Giovanna Trento
I wrote the following text for the catalogue of Molteplicittà, an exhibition on the city and urban spaces curated by Bartolomeo Pietromarchi, which took place in Rome, at the Fondazione Adriano Olivetti, in 1999.
Territory, Autobiography, Community
I am a city girl, just like my mother, and just like my grandmother has always been—those with whom I grew up. During my childhood and adolescence, I conceived only the sea as a possible alternative or antithesis to the city. Over time, and through my work, I discovered that between the sea and the city, and between one city and another, there is land, the road, and the countryside.
An ideal trajectory, leading from one point to another and from one psychophysical state to another, possesses the two-dimensionality of a line. Conversely, paths can acquire a three-dimensional quality when the movement made becomes a true crossing, involving contact with and the definition of a territory, one that extends to include different places and states.
The territory thus traversed and experienced becomes the pathway of life. Fluid and multifaceted, this terrain takes shape as the mobile space of personal and collective existence, a place of daily experience and imagination, dotted with bonds that tighten and unravel, with repeated actions, collapses, and epiphanies.

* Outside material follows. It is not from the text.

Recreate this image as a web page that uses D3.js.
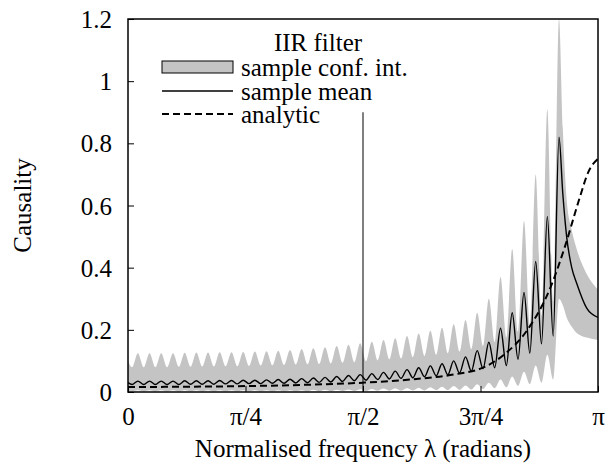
<!DOCTYPE html>
<html>
<head>
<meta charset="utf-8">
<script src="https://cdn.jsdelivr.net/npm/d3@7"></script>
<style>
  body { margin: 0; background: #fff; }
  svg text { font-family: "Liberation Serif", "Times New Roman", Tinos, Times, "DejaVu Serif", "Noto Serif", serif !important; fill: #000; }
</style>
</head>
<body>
<svg width="608" height="472"></svg>
<script>
// frequency grid (radians): alternating peaks / troughs of the ripple
const lambda = [0, 0.027,
  0.066, 0.105, 0.144, 0.183, 0.222, 0.261, 0.301, 0.340, 0.379, 0.418,
  0.457, 0.496, 0.535, 0.574, 0.613, 0.652, 0.692, 0.731, 0.770, 0.809,
  0.848, 0.887, 0.926, 0.965, 1.004, 1.043, 1.083, 1.122, 1.161, 1.200,
  1.239, 1.278, 1.317, 1.356, 1.395, 1.434, 1.474, 1.513, 1.552, 1.591,
  1.630, 1.669, 1.708, 1.747, 1.786, 1.825, 1.865, 1.904, 1.943, 1.982,
  2.021, 2.060, 2.099, 2.138, 2.177, 2.216, 2.256, 2.295, 2.334, 2.373,
  2.412, 2.451, 2.490, 2.529, 2.568, 2.607, 2.647, 2.686, 2.725, 2.764,
  2.803, 2.842,
  2.881, 2.906, 2.932, 2.966, 2.999, 3.066, 3.1416];

const sampleMean = [0.030, 0.024,
  0.035, 0.024, 0.035, 0.024, 0.035, 0.024, 0.035, 0.024, 0.036, 0.025,
  0.036, 0.025, 0.036, 0.025, 0.037, 0.026, 0.037, 0.026, 0.038, 0.027,
  0.038, 0.027, 0.039, 0.028, 0.040, 0.028, 0.041, 0.029, 0.043, 0.030,
  0.045, 0.031, 0.047, 0.032, 0.050, 0.034, 0.053, 0.036, 0.056, 0.038,
  0.059, 0.040, 0.063, 0.042, 0.067, 0.044, 0.072, 0.046, 0.078, 0.049,
  0.084, 0.052, 0.091, 0.056, 0.100, 0.061, 0.113, 0.067, 0.133, 0.075,
  0.160, 0.078, 0.205, 0.085, 0.255, 0.105, 0.320, 0.125, 0.420, 0.155,
  0.565, 0.180,
  0.820, 0.640, 0.500, 0.400, 0.350, 0.270, 0.240];

const confHigh = [0.100, 0.080,
  0.125, 0.080, 0.125, 0.080, 0.125, 0.080, 0.125, 0.081, 0.126, 0.081,
  0.127, 0.082, 0.127, 0.082, 0.128, 0.083, 0.128, 0.083, 0.129, 0.084,
  0.130, 0.085, 0.131, 0.086, 0.133, 0.087, 0.135, 0.088, 0.138, 0.089,
  0.141, 0.090, 0.144, 0.092, 0.148, 0.094, 0.152, 0.096, 0.157, 0.099,
  0.162, 0.102, 0.167, 0.105, 0.173, 0.108, 0.180, 0.112, 0.188, 0.116,
  0.197, 0.120, 0.207, 0.125, 0.218, 0.130, 0.232, 0.138, 0.255, 0.148,
  0.300, 0.160, 0.370, 0.175, 0.460, 0.195, 0.550, 0.215, 0.700, 0.245,
  0.910, 0.290,
  1.200, 0.850, 0.620, 0.520, 0.460, 0.380, 0.330];

const confLow = [0.002, 0.002,
  0.006, 0.002, 0.006, 0.002, 0.006, 0.002, 0.006, 0.002, 0.006, 0.002,
  0.006, 0.002, 0.006, 0.002, 0.006, 0.002, 0.006, 0.002, 0.006, 0.002,
  0.006, 0.002, 0.006, 0.002, 0.006, 0.002, 0.006, 0.002, 0.006, 0.002,
  0.007, 0.002, 0.007, 0.002, 0.007, 0.003, 0.008, 0.003, 0.009, 0.003,
  0.010, 0.004, 0.011, 0.004, 0.012, 0.004, 0.013, 0.005, 0.014, 0.005,
  0.015, 0.006, 0.017, 0.006, 0.019, 0.007, 0.021, 0.008, 0.025, 0.010,
  0.030, 0.012, 0.040, 0.015, 0.050, 0.020, 0.065, 0.025, 0.085, 0.030,
  0.120, 0.040,
  0.300, 0.280, 0.240, 0.210, 0.190, 0.175, 0.167];

const analyticLambda = [0, 0.393, 0.785, 1.178, 1.571, 1.885, 2.199, 2.356,
  2.513, 2.670, 2.827, 2.922, 3.016, 3.079, 3.1416];
const analyticVals = [0.016, 0.017, 0.019, 0.023, 0.030, 0.040, 0.058, 0.075,
  0.120, 0.200, 0.340, 0.470, 0.620, 0.710, 0.750];

const xTickVals = [0, Math.PI / 4, Math.PI / 2, 3 * Math.PI / 4, Math.PI];
const xTickLabels = ["0", "π/4", "π/2", "3π/4", "π"];
const yTickVals = [0, 0.2, 0.4, 0.6, 0.8, 1, 1.2];
const yTickLabels = ["0", "0.2", "0.4", "0.6", "0.8", "1", "1.2"];
const legendTitle = "IIR filter";
const legendLabels = ["sample conf. int.", "sample mean", "analytic"];
const markerLambda = Math.PI / 2;
const markerTop = 0.9;

const margin = { top: 19, right: 10, bottom: 80, left: 128 };
const width = 608 - margin.left - margin.right;
const height = 472 - margin.top - margin.bottom;
const grey = "#c4c4c4";
const serif = '"Liberation Serif", "Times New Roman", Tinos, Times, "DejaVu Serif", "Noto Serif", serif';

const svg = d3.select("svg");
const g = svg.append("g").attr("transform", `translate(${margin.left},${margin.top})`);

const x = d3.scaleLinear().domain([0, Math.PI]).range([0, width]);
const y = d3.scaleLinear().domain([0, 1.2]).range([height, 0]);

g.append("clipPath").attr("id", "plot-clip")
  .append("rect").attr("width", width).attr("height", height);

const rows = lambda.map((l, i) => ({ l, mean: sampleMean[i], lo: confLow[i], hi: confHigh[i] }));
const analytic = analyticLambda.map((l, i) => ({ l, v: analyticVals[i] }));

const plot = g.append("g").attr("clip-path", "url(#plot-clip)");

plot.append("path")
  .datum(rows)
  .attr("fill", grey)
  .attr("d", d3.area().curve(d3.curveMonotoneX).x(d => x(d.l)).y0(d => y(d.lo)).y1(d => y(d.hi)));

plot.append("path")
  .datum(rows)
  .attr("fill", "none")
  .attr("stroke", "#000")
  .attr("stroke-width", 1.4)
  .attr("d", d3.line().curve(d3.curveMonotoneX).x(d => x(d.l)).y(d => y(d.mean)));

plot.append("path")
  .datum(analytic)
  .attr("fill", "none")
  .attr("stroke", "#000")
  .attr("stroke-width", 2)
  .attr("stroke-dasharray", "7,4")
  .attr("d", d3.line().curve(d3.curveMonotoneX).x(d => x(d.l)).y(d => y(d.v)));

g.append("line")
  .attr("x1", x(markerLambda)).attr("x2", x(markerLambda))
  .attr("y1", y(0)).attr("y2", y(markerTop))
  .attr("stroke", "#000").attr("stroke-width", 1);

// axes, ticks point inwards
const xAxis = g.append("g")
  .attr("transform", `translate(0,${height})`)
  .call(d3.axisBottom(x).tickValues(xTickVals)
    .tickFormat((d, i) => xTickLabels[i]).tickSizeInner(-6).tickSizeOuter(0).tickPadding(15));

const yAxis = g.append("g")
  .call(d3.axisLeft(y).tickValues(yTickVals)
    .tickFormat((d, i) => yTickLabels[i]).tickSizeInner(-6).tickSizeOuter(0).tickPadding(16));

[xAxis, yAxis].forEach(a => {
  a.attr("font-family", null);
  a.select(".domain").remove();
  a.selectAll("text").attr("font-size", 25).style("font-family", serif);
  a.selectAll("line").attr("stroke", "#000");
});
yAxis.selectAll("text").attr("dy", "0.34em");

g.append("rect")
  .attr("width", width).attr("height", height)
  .attr("fill", "none").attr("stroke", "#000").attr("stroke-width", 1.5);

svg.append("text")
  .attr("x", margin.left + width / 2)
  .attr("y", 457)
  .attr("text-anchor", "middle")
  .attr("font-size", 25)
  .style("font-family", serif)
  .text("Normalised frequency λ (radians)");

svg.append("text")
  .attr("transform", `translate(31,${margin.top + height / 2}) rotate(-90)`)
  .attr("text-anchor", "middle")
  .attr("font-size", 25)
  .style("font-family", serif)
  .text("Causality");

// legend
const legend = svg.append("g");
legend.append("text")
  .attr("x", 318).attr("y", 51)
  .attr("text-anchor", "middle")
  .attr("font-size", 25)
  .style("font-family", serif)
  .text(legendTitle);

const rowY = [67, 91, 114];
legend.append("rect")
  .attr("x", 162).attr("y", rowY[0] - 6).attr("width", 71).attr("height", 12)
  .attr("fill", grey).attr("stroke", "#000").attr("stroke-width", 1);
legend.append("line")
  .attr("x1", 162).attr("x2", 233).attr("y1", rowY[1]).attr("y2", rowY[1])
  .attr("stroke", "#000").attr("stroke-width", 1.4);
legend.append("line")
  .attr("x1", 162).attr("x2", 233).attr("y1", rowY[2]).attr("y2", rowY[2])
  .attr("stroke", "#000").attr("stroke-width", 2).attr("stroke-dasharray", "7,4");

legend.selectAll("text.item")
  .data(legendLabels)
  .enter()
  .append("text")
  .attr("class", "item")
  .attr("x", 241)
  .attr("y", (d, i) => rowY[i])
  .attr("dy", "0.35em")
  .attr("font-size", 25)
  .style("font-family", serif)
  .text(d => d);
</script>
</body>
</html>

The city—agglomeration, key word, emblem, symbol, measure, hub, connection, crossroads, field of forces—condenses within itself encounters, clashes, movements, and flows. I watch the people passing by, the cars flowing past: someone turns, another crosses, someone stops, someone slows down and then speeds up. I look at all this as a dynamic process of communication: an unfolding and evolving of energies, events, and interactions that mirror the course of my life and that of others, in the participatory and active waiting for the “timing” and the joy it brings me.
Rome, New York, Naples, San Francisco, Kinshasa, Tehran…: my thoughts turn to the names of some key places in my life, which bring to mind streets, buildings, smells, sounds, and the impressions, ideas, and sensations associated with them. I see faces again, I hear snippets of conversations again, I reconsider possible choices, situating each event with precision. I scan the various times and many places that crowd my mind in unison; the synchronicity of my autobiography clashes and marries with my physical presence in Rome: today, Monday afternoon, at my desk.
The need I feel for inner nourishment, for synchronicity, and for clear interpersonal communication presupposes the presence of engaged interlocutors. Those who, like me, move through cities, traverse territories, and recount their biography want to find themselves in others. I wish to feel embraced by a community—not one I conceive as a closed group bound by ties of kinship, ethnicity, language, generation… but rather one characterized by a diffuse sense of affinity.
I write, and in doing so I bring clarity to the territory of my mind. But in fixing the path of my thoughts onto the computer screen, I realize I am following the modes of oral communication: in telling, I am driven, above all, by the search for an unconscious relationship with the world and by the desire—mixed with fear—for deep contact with it.